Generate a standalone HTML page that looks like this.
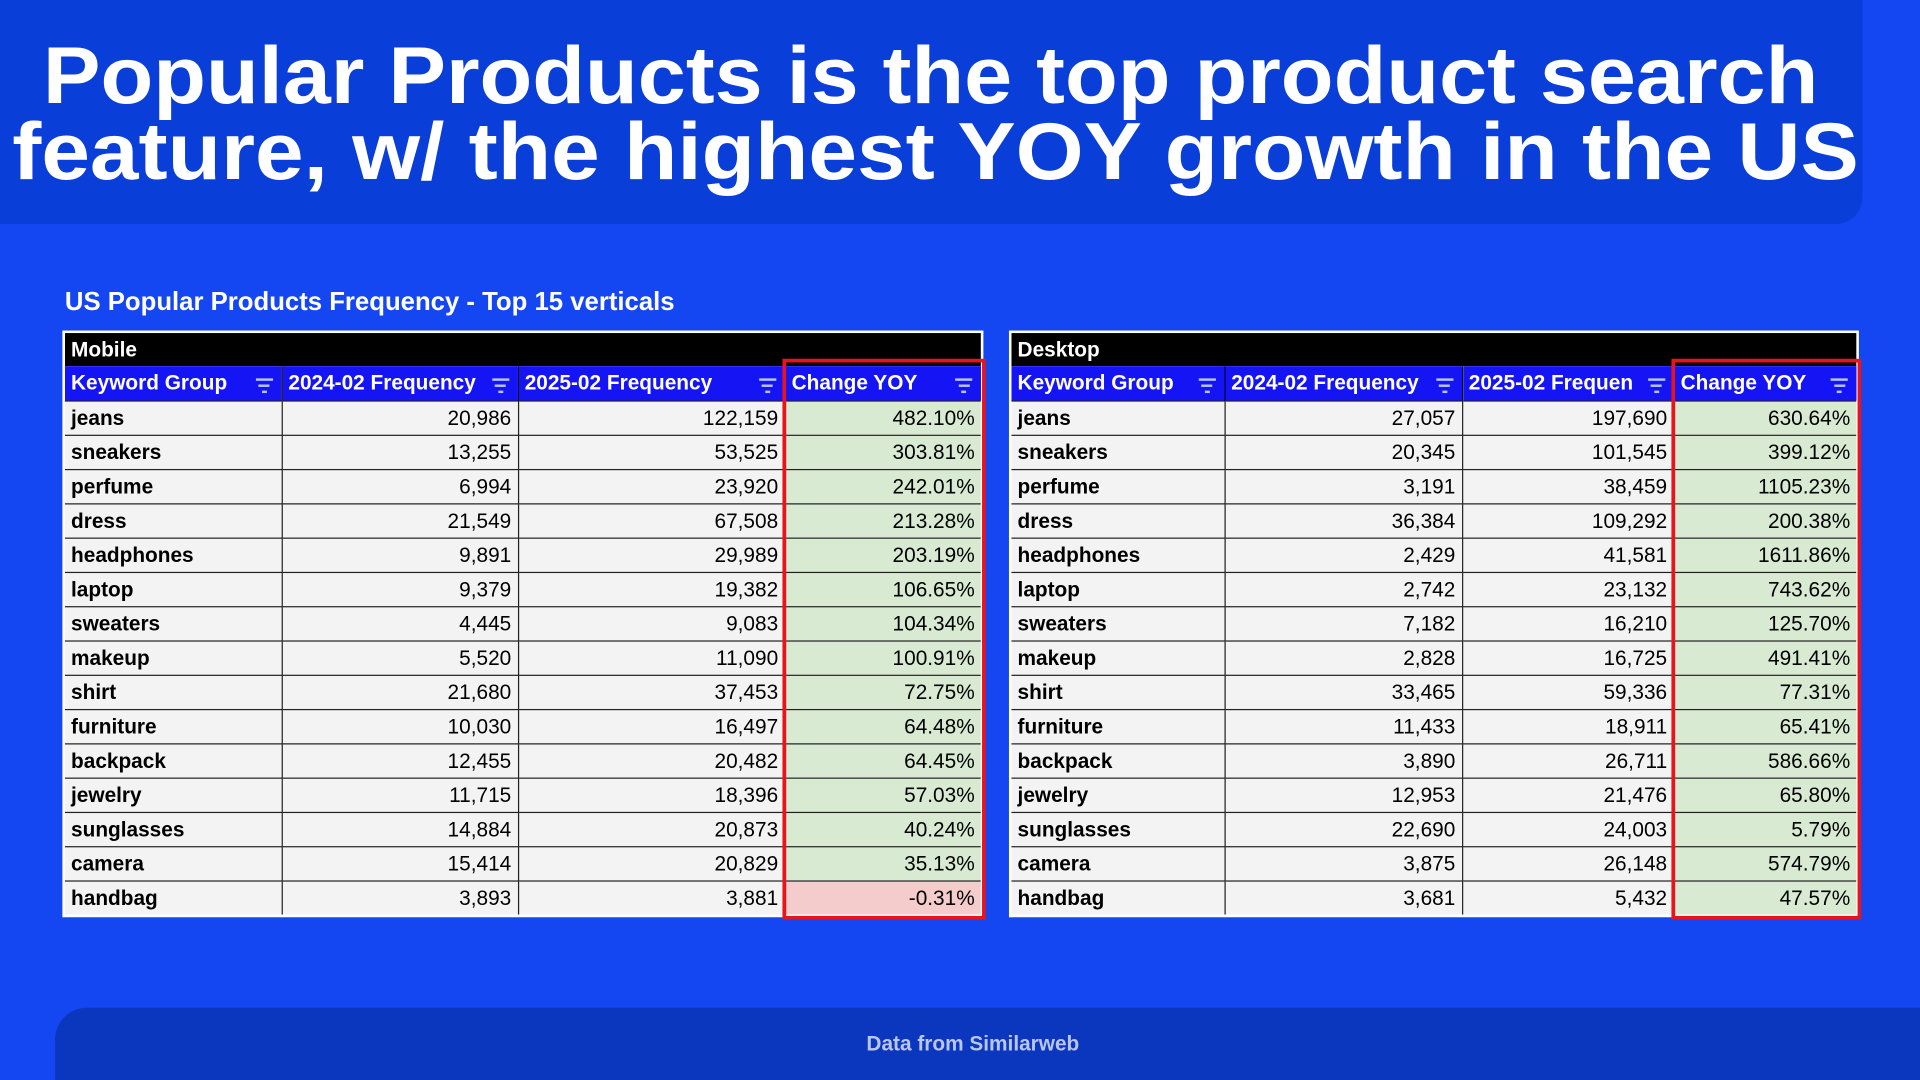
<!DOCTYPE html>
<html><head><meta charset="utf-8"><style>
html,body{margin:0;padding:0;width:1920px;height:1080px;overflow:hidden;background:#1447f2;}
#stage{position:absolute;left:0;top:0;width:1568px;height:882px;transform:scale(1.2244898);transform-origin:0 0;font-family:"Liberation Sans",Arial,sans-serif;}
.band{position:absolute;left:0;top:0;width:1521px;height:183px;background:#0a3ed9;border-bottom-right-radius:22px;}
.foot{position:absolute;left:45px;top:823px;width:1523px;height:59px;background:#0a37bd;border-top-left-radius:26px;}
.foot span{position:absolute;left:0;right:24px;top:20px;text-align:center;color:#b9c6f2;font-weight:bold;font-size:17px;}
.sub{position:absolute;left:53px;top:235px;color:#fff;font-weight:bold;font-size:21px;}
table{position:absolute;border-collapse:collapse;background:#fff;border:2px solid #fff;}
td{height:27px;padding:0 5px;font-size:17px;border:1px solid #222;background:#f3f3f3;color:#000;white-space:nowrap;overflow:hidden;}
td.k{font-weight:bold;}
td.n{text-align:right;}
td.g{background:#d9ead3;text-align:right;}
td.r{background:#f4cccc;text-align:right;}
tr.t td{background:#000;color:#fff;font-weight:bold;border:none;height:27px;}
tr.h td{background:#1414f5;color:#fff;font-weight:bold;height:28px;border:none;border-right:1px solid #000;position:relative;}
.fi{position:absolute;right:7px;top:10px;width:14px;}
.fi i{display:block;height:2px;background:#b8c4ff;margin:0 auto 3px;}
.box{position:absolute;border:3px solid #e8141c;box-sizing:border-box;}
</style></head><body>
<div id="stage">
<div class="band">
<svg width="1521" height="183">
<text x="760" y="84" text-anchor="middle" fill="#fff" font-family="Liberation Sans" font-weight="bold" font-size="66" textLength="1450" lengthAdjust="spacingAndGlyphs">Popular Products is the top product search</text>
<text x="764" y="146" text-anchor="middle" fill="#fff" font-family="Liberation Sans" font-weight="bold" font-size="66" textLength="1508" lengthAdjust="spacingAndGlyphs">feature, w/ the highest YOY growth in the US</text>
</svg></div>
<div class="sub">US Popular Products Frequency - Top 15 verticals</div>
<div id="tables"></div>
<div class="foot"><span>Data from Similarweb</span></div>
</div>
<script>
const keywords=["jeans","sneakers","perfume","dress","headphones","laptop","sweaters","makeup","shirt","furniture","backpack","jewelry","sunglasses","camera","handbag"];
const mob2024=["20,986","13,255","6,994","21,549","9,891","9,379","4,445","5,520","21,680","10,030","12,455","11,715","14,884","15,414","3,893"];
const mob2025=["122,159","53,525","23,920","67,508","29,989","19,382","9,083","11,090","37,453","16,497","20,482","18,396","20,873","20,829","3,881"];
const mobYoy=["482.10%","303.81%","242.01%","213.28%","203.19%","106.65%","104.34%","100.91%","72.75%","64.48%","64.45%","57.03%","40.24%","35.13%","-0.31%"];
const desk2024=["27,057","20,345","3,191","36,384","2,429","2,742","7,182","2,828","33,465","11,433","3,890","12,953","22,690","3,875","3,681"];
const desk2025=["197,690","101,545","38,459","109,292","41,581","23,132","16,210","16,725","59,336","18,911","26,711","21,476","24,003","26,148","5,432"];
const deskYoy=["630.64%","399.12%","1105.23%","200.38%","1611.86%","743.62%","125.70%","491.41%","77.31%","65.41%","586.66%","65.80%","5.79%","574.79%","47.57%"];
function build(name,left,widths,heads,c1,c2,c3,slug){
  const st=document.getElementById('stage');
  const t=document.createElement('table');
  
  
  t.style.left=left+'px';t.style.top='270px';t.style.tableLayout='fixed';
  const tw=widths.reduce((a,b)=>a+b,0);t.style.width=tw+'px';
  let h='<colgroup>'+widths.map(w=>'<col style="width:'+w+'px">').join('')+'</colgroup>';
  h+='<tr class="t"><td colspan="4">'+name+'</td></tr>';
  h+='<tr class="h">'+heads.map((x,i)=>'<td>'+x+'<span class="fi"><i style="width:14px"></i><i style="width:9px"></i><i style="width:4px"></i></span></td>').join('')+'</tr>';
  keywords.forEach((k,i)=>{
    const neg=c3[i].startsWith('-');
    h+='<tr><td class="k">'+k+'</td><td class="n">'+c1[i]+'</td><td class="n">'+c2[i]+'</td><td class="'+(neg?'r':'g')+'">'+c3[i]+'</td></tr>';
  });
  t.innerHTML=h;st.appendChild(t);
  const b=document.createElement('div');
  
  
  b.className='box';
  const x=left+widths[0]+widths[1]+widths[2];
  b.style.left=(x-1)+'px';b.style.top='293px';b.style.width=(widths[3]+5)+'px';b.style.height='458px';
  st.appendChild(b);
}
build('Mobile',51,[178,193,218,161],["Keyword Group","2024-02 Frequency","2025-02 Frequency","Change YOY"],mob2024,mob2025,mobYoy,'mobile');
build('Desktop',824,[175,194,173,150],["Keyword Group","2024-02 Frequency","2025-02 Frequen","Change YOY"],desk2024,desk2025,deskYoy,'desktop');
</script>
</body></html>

---

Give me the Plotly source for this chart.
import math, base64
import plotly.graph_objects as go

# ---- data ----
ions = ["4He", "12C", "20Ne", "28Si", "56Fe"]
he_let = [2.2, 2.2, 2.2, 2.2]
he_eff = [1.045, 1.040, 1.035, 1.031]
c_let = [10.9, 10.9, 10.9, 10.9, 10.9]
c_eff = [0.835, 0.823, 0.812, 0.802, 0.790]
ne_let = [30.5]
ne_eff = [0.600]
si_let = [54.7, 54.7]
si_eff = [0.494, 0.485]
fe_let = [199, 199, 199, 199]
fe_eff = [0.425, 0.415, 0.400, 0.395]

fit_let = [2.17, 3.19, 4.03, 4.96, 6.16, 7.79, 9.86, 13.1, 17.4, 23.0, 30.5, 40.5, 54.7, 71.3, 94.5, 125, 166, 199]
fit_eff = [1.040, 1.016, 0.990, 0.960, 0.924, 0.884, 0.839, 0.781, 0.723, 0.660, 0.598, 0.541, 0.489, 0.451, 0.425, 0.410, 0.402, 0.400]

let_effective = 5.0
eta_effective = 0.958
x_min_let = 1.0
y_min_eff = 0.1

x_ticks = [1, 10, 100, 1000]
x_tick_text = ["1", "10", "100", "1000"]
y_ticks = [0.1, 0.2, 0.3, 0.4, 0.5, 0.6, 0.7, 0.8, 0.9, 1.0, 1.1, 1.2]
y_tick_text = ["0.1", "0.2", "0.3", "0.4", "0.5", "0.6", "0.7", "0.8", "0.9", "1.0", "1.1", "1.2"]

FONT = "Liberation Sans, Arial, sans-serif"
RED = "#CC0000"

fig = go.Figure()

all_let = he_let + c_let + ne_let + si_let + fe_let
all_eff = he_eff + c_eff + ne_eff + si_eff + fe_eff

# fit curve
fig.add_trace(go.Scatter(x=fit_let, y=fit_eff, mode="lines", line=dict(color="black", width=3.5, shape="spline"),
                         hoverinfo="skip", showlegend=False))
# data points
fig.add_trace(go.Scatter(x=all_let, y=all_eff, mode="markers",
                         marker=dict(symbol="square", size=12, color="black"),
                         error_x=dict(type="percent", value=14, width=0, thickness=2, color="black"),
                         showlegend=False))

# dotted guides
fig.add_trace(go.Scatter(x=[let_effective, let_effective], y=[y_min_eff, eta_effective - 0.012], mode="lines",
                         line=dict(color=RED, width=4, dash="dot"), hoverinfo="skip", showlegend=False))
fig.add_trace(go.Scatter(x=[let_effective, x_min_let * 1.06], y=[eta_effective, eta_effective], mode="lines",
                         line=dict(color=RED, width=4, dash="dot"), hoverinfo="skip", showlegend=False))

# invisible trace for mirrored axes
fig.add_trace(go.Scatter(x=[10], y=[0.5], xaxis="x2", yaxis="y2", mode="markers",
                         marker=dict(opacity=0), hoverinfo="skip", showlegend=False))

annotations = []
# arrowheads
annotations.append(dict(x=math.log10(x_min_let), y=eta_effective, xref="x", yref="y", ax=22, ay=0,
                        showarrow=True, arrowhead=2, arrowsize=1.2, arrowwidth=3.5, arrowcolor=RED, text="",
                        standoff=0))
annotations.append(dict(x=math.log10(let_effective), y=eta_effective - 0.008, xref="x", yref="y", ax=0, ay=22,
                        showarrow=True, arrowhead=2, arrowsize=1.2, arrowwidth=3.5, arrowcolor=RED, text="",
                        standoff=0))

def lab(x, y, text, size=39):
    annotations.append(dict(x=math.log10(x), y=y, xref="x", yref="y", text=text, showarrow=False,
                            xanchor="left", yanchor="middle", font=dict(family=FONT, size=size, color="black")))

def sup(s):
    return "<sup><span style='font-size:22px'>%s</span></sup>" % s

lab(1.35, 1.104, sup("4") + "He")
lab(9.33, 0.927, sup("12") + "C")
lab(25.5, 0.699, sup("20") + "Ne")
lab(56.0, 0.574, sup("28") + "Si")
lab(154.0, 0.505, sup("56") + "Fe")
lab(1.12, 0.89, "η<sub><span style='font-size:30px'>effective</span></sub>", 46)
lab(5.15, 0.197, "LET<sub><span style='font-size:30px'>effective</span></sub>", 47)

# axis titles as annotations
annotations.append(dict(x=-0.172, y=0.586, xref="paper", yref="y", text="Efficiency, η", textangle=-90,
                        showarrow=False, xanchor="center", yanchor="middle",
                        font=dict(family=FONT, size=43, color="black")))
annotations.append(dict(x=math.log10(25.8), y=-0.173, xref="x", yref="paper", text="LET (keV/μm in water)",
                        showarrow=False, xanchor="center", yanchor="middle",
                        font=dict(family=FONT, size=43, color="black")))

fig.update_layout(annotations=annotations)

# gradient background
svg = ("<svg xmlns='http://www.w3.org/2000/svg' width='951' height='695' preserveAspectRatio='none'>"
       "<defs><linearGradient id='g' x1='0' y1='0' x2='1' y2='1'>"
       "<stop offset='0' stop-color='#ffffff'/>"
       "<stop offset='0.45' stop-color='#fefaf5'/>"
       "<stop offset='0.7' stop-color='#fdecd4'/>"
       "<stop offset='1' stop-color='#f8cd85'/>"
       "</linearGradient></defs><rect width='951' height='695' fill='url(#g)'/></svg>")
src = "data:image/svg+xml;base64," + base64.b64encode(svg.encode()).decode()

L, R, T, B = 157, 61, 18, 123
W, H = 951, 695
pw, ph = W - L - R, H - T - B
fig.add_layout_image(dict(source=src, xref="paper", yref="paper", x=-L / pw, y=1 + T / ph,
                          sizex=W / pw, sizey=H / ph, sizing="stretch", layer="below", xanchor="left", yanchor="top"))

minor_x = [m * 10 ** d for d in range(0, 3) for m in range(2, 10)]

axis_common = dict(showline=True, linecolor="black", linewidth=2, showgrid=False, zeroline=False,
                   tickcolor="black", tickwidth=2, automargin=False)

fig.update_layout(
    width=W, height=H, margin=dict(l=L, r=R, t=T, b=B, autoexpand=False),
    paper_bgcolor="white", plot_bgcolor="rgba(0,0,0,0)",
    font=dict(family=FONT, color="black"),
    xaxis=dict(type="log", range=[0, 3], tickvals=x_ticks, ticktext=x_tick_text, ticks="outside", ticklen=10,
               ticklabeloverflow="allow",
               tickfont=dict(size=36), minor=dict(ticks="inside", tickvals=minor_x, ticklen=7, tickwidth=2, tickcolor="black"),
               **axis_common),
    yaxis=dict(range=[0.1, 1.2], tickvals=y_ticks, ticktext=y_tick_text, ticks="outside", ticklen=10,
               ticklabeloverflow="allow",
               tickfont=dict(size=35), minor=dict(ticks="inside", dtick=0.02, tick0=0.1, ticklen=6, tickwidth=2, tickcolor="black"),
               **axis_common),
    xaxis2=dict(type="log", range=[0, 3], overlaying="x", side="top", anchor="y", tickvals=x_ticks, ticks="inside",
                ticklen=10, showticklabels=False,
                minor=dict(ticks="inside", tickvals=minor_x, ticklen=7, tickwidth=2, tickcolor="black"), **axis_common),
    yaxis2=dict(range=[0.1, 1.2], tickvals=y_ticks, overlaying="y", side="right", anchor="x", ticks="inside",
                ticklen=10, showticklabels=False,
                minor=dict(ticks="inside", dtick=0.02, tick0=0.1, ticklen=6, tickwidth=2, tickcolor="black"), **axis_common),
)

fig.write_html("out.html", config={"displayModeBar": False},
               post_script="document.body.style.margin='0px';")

...

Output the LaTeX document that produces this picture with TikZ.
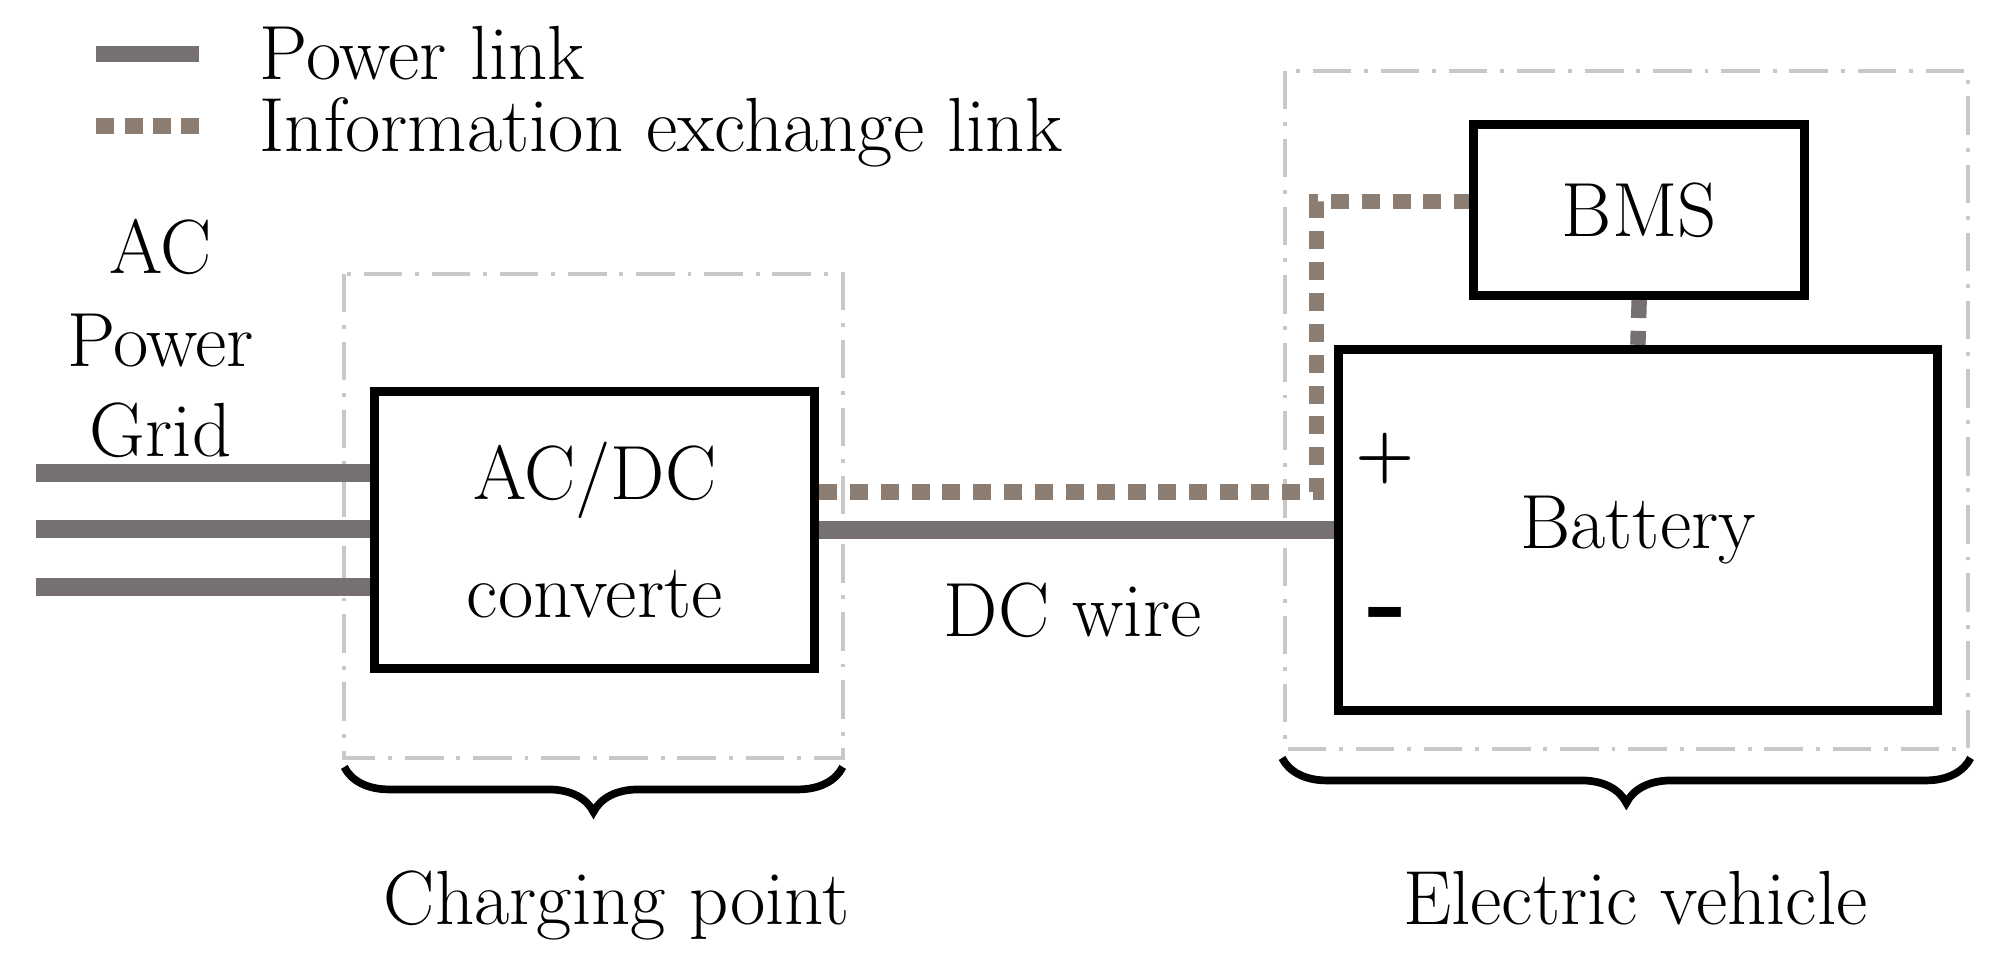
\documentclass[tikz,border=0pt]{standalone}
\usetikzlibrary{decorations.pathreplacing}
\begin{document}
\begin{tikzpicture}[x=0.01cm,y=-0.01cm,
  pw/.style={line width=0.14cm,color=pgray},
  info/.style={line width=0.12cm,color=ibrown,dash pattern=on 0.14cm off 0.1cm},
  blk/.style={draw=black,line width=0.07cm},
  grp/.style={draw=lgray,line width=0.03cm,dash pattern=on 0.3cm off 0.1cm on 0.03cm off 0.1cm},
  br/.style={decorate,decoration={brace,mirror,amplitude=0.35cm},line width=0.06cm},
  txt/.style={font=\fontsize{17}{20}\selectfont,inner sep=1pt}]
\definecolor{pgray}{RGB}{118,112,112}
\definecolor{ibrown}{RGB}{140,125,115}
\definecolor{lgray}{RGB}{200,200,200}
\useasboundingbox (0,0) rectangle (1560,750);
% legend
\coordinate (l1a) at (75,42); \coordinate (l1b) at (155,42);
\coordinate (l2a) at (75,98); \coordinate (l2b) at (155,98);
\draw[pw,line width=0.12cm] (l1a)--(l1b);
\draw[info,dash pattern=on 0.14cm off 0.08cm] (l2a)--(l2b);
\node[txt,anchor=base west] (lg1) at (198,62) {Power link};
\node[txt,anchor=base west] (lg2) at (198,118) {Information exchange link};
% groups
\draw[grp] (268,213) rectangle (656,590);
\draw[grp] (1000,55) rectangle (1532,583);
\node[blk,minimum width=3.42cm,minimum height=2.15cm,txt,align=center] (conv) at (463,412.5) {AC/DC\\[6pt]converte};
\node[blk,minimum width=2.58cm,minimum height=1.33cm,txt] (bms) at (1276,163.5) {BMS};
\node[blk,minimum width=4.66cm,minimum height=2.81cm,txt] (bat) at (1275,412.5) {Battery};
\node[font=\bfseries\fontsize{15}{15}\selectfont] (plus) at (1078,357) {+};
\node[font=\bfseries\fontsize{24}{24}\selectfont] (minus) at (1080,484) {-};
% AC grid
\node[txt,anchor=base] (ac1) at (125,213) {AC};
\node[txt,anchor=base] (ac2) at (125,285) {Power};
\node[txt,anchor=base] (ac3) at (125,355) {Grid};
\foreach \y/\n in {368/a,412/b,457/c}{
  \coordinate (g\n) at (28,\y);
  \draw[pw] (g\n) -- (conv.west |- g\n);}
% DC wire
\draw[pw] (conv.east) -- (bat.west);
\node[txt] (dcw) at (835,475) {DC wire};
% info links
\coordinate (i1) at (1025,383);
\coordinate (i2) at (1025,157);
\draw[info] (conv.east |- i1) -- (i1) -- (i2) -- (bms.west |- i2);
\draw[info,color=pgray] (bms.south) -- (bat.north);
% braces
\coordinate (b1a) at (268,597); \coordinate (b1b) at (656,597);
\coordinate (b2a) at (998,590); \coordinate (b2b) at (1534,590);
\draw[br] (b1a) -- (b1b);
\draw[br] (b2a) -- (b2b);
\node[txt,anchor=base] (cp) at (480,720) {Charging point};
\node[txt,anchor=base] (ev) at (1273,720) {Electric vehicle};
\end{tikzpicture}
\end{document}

— What needs to be done —
Exactly those lines that run from the line with "Give me the Plotly source for this chart." through the line with "import plotly.graph_objects as go" are to be reproduced; both end lines belong to the range.

— The output —
Give me the Plotly source for this chart.
import math, base64
import plotly.graph_objects as go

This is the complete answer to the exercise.